En vérité : Le duo religion et politique

Moïse DOSSOUMOU 5 mars 2019

Ce n’est plus tellement l’apanage des chrétiens catholiques. De plus en plus, d’autres religions font montre d’un engouement pour la société politique. Plus ou moins indifférents à ce qui s’y passait, des courants religieux ont choisi maintenant de s’inviter d’eux-mêmes dans le débat. C’est ainsi que des voix habituellement entendues dans les temples, les couvents et les mosquées résonnent également dans l’espace public. Et ce n’est pas pour déplaire aux populations. La religion étant « l’opium du peuple », des dizaines de milliers de Béninois abonnés aux divers lieux de culte accueillent les messages des dignitaires religieux avec beaucoup de respect et de soumission. Si la démarcation est aisée entre la vie religieuse et la vie politique, il n’en demeure pas moins qu’il existe un lien ténu entre les deux. Le religieux peut facilement influencer le politique et vice-versa. Encore que les décisions qui engagent la vie de la Nation ont indubitablement des répercussions sur les cultes.
Pionnière dans les interventions sur la sphère politique, l’Eglise catholique s’est imposée au Bénin. Inutile de rappeler le rôle qui fut le sien lors des travaux de la Conférence nationale de février 1990 à travers le regretté prélat Isidore de Souza. Au moyen des lettres pastorales émises à intervalles réguliers par la Conférence épiscopale du Bénin ou des audiences avec le chef de l’Etat, les évêques ne manquent pas de féliciter ou d’attirer l’attention des gouvernants sur les éventuelles dérives. La mise en place de l’aumônerie nationale des cadres et personnalités politiques est un énième témoignage sur l’intérêt accordé par l’Eglise catholique à la chose politique. Ces derniers jours, dieue de Banamè a donné de la voix pour fustiger les velléités de l’opposition. Parfaite dite « daagbo » tout en réitérant son soutien à Patrice Talon, demande à ses contempteurs de savoir raison garder.
Il n’en fallait pas plus pour que le pasteur Elvis Dagba s’en prenne également à l’opposition. Intervenant dimanche dernier sur un média de la place, il a eu la même attitude que dieue de Banamè. Patrice Talon, considéré comme l’auteur des maux que connaissent actuellement les opposants, a été porté en triomphe par le pasteur qui invite le peuple à le soutenir. Avant lui, les protestants s’étaient déjà prononcés sur la gouvernance. A l’occasion du synode qui s’est déroulé du 18 au 24 février dernier à Porto-Novo, les pasteurs ont décerné un satisfecit au chef de l’Etat. Les mesures sociales contenues dans la loi de finances 2019 ont été particulièrement appréciées par l’Eglise protestante qui doit sa réunification intervenue courant 2016 à Patrice Talon. Ainsi, les têtes de pont de cette congrégation religieuse exhortent le chef de l’Etat à être à l’écoute du peuple. Dans le même temps, ils demandent aux acteurs politiques de respecter les textes de la République.

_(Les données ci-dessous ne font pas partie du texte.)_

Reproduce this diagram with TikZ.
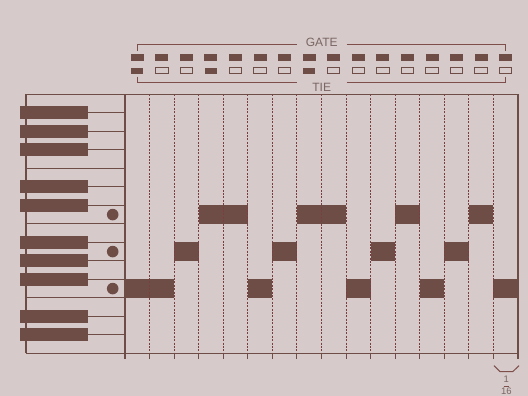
\documentclass[tikz,border=0pt]{standalone}
\usepackage{fontspec}
\setmainfont{Liberation Sans}
\definecolor{bgc}{HTML}{D6CACA}
\definecolor{dk}{HTML}{6E4D46}
\definecolor{ln}{HTML}{6E4D46}
\definecolor{dsh}{HTML}{7A3E3E}
\definecolor{txt}{HTML}{7A6662}
\definecolor{brk}{HTML}{7E4E4B}
\tikzset{
  solidline/.style={draw=ln, line width=1.3pt},
  dashline/.style={draw=dsh, line width=1pt, dash pattern=on 2pt off 1.4pt},
  blackkey/.style={fill=dk, draw=none},
  notebar/.style={fill=dk, draw=none},
  gateon/.style={fill=dk, draw=none},
  tieoff/.style={fill=bgc, draw=dk, line width=1pt},
  brack/.style={draw=brk, line width=1pt},
  lbl/.style={text=txt, font=\fontsize{9.5}{10}\selectfont, inner sep=0pt},
  biglbl/.style={text=txt, font=\fontsize{12}{12}\selectfont, inner sep=0pt},
  dot/.style={fill=dk, draw=none}
}
\begin{document}
\begin{tikzpicture}[x=1pt,y=-1pt]
\useasboundingbox (0,0) rectangle (528,396);
\clip (0,0) rectangle (528,396);
\fill[bgc] (0,0) rectangle (528,396);
\def\cw{24.5625}
% note bars
\foreach \a/\b/\yy in {0/2/279.3, 2/3/242.3, 3/5/205.3, 5/6/279.3, 6/7/242.3, 7/9/205.3, 9/10/279.3, 10/11/242.3, 11/12/205.3, 12/13/279.3, 13/14/242.3, 14/15/205.3, 15/16/279.3}
  \fill[notebar] ({125+\a*\cw},\yy) rectangle ({125+\b*\cw},{\yy+18.5});
% dashed grid lines
\foreach \i in {1,...,15}
  \draw[dashline] ({125+\i*\cw},94.3) -- ({125+\i*\cw},353.3);
\foreach \i in {1,...,15}
  \draw[solidline, line width=1pt] ({125+\i*\cw},353.3) -- ({125+\i*\cw},359.3);
% frame
\draw[solidline] (26,94.3) -- (518,94.3);
\draw[solidline] (26,353.3) -- (518,353.3);
\draw[solidline] (26,94.3) -- (26,353.3);
\draw[solidline] (125,94.3) -- (125,359.3);
\draw[solidline] (518,94.3) -- (518,359.3);
% white key boundaries
\foreach \yy in {168.3, 223.8, 297.8}
  \draw[solidline] (26,\yy) -- (125,\yy);
% black keys
\foreach \yy in {112.8, 131.3, 149.8, 186.8, 205.3, 242.3, 260.8, 279.3, 316.3, 334.8} {
  \draw[solidline] (88,\yy) -- (125,\yy);
  \fill[blackkey] (20,{\yy-6.4}) rectangle (88.3,{\yy+6.4});
}
% dots
\foreach \yy in {214.6, 251.6, 288.6}
  \fill[dot] (112.7,\yy) circle (5.8);
% gate and tie boxes
\foreach \i in {0,...,15} {
  \fill[gateon] ({125+(\i+0.5)*\cw-6.5},54.3) rectangle ({125+(\i+0.5)*\cw+6.5},61);
}
\foreach \i in {0,...,15} {
  \ifnum\i=0 \def\st{gateon}\else\ifnum\i=3 \def\st{gateon}\else\ifnum\i=7 \def\st{gateon}\else\def\st{tieoff}\fi\fi\fi
  \path[\st] ({125+(\i+0.5)*\cw-6.2},67.6) rectangle ({125+(\i+0.5)*\cw+6.2},73.7);
}
% brackets
\node[biglbl] (gate) at (321.7,42.3) {GATE};
\node[biglbl] (tie) at (321.7,87) {TIE};
\draw[brack] (137.3,51) -- (137.3,45) -- (296.7,45);
\draw[brack] (346.7,45) -- (505.7,45) -- (505.7,51);
\draw[brack] (137.3,76.7) -- (137.3,82.3) -- (296.7,82.3);
\draw[brack] (346.7,82.3) -- (505.7,82.3) -- (505.7,76.7);
% 1/16 label
\draw[brack] (494,365.7) -- (500,371.7) -- (512.7,371.7) -- (519,365.7);
\node[lbl] (one) at (506.3,379.5) {1};
\draw[brack, line width=0.8pt] (503.5,386) -- (509.3,386);
\node[lbl, anchor=north] (sixteen) at (506.3,388) {16};
\end{tikzpicture}
\end{document}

L’Islam n’est pas du reste dans cet engouement observé au niveau des confessions religieuses. Même si l’Union islamique du Bénin se fait encore désirer sur les sujets préoccupants, certains imams à l’image de celui de la mosquée centrale de Jonquet donnent le ton et se démarquent du lot par leur engagement politique. Tout ceci est bien beau. Il faut observer que le clergé catholique avait besoin de compagnie sur le terrain politique. Maintenant, c’est fait. Le gros défi qui reste à relever, c’est la pertinence des déclarations de ces différentes communautés religieuses. Dire la vérité aux dirigeants sans parti pris, les exhorter à la promotion de la paix et de l’intérêt général à temps et à contretemps, inviter la classe politique à la retenue, voilà les missions des religions qui sont par essence vecteurs de paix. Si une religion en vient à prendre fait et cause pour un camp au détriment de l’autre, elle se serait écartée de sa ligne de conduite et sa crédibilité en prendrait un coup.